# Boney Poo :/



## WonderPup (Oct 26, 2008)

Is that supposed to happen? I don't know who's poo it was I guess I need to keep an eye out over the next week. I do know it WAS one of the spoo's b/c if Wonder or Howie every lays a pile that large we have a serious problem lol. Anyway there were several fairly large bone pieces in it, looked thicker so I'm gonna make an educated guess and say it was part of a chicken leg b/c it didn't look like part of a foot and thus far those are the only pieces they've tried. I didn't get to close to the poo, I just shoveled it into the pooper scooper and moved on because it was getting dark and I didn't want Nicholas to get eaten alive by 'skeeters" from his playpen. 

Is that normal? I think I read somewhere that it might be on one of the links I was looking at recently but I read a lot of stuff all at once and so some of the details are a little fuzzy. 

I am thinking Saleen might be the most likely owner of that particular poo. She ate her bone MUCH faster than the other two. I heard her crunch, crunching on it but maybe she ate bigger pieces? Should I hold the bone for her (shudders) and make her chew it more? 

I have yet to actually observe Owen poop since starting the raw with him but I am not finding any soft poos in the yard anywhere when I clean. He is quick!! I think he's been pooing when my back is turned or while I'm getting the chicken feed or something. I have found two piles right in the middle of the yard and non of our dog's poo there so I assume they are his, they look fine and healthy which I guess is good seeing as he is the only dog who's been totally switched over and we did it cold turkey for him  He also ate his bone quickly this morning with no trouble at all, I was so proud lol. 
Anyway that's off topic, what are the thoughts on the boney poo??


----------



## CharismaticMillie (Jun 16, 2010)

Yep, boney poo is normal at first. It takes a while, several months in fact, for a previously kibble fed dog to get used to digesting bone fully. You will see small bone fragments in the stool and if your poodle is anything like mine, you may have some hunger/bile pukes with some bone fragments as well. This is perfectly normal as the stomach acidity has a lot of changing to do in order to digest meat and bone instead of processed kibble. 

Mine have been eating raw for 4 months and only the past month or two have their poops been mostly bone-fragment free. If I feed a particularly bone heavy meal, some fragments might still be in there. Aside from the bone fragments, as long as stools are firm (but not too rock hard), you are on the right track.


----------



## WonderPup (Oct 26, 2008)

Hummm the rock hard comment brings to mind that Saleen's poo is pretty hard already.

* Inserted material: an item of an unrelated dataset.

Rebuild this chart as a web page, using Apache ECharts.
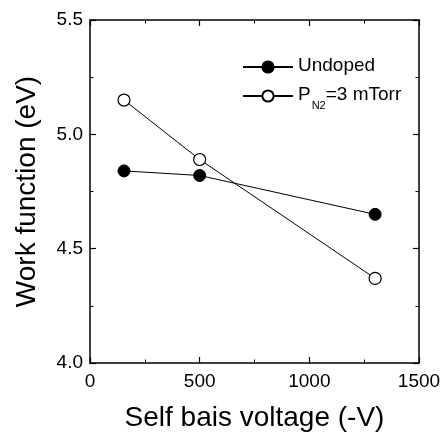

More meat in the diet is the fix for that right if it gets to hard while she's on raw. Bone firms the poo and boneless will help loosen? I used the vegs for that before but I'm thinking I like the diet mostly without them. Higher fat meats probably loosen the stool too right so I might need to be careful with that.


----------



## CharismaticMillie (Jun 16, 2010)

Yep, you got it! Just don't go too crazy with the boneless meat in the beginning. Many people would suggest only bone-in meat for the first week. I say do what works for your dogs. If you get loose stool, you know how to fix it - just feed more bone.


----------



## WonderPup (Oct 26, 2008)

I just wanted to make sure that my understanding was correct.  I am holding off on boneless for the girls but Owen is getting both, though I realized today that I think I over fed him at dinner time (not that he's complaining). I maybe need to dog out the puppy scale, which is really a kitchen scale, that we used for whelping and weigh a couple of his meals so I can get an idea visually of what 2% of his body weight looks like. 

Thanks for all your info  Ugh, now I'm falling asleep at the computer lol


----------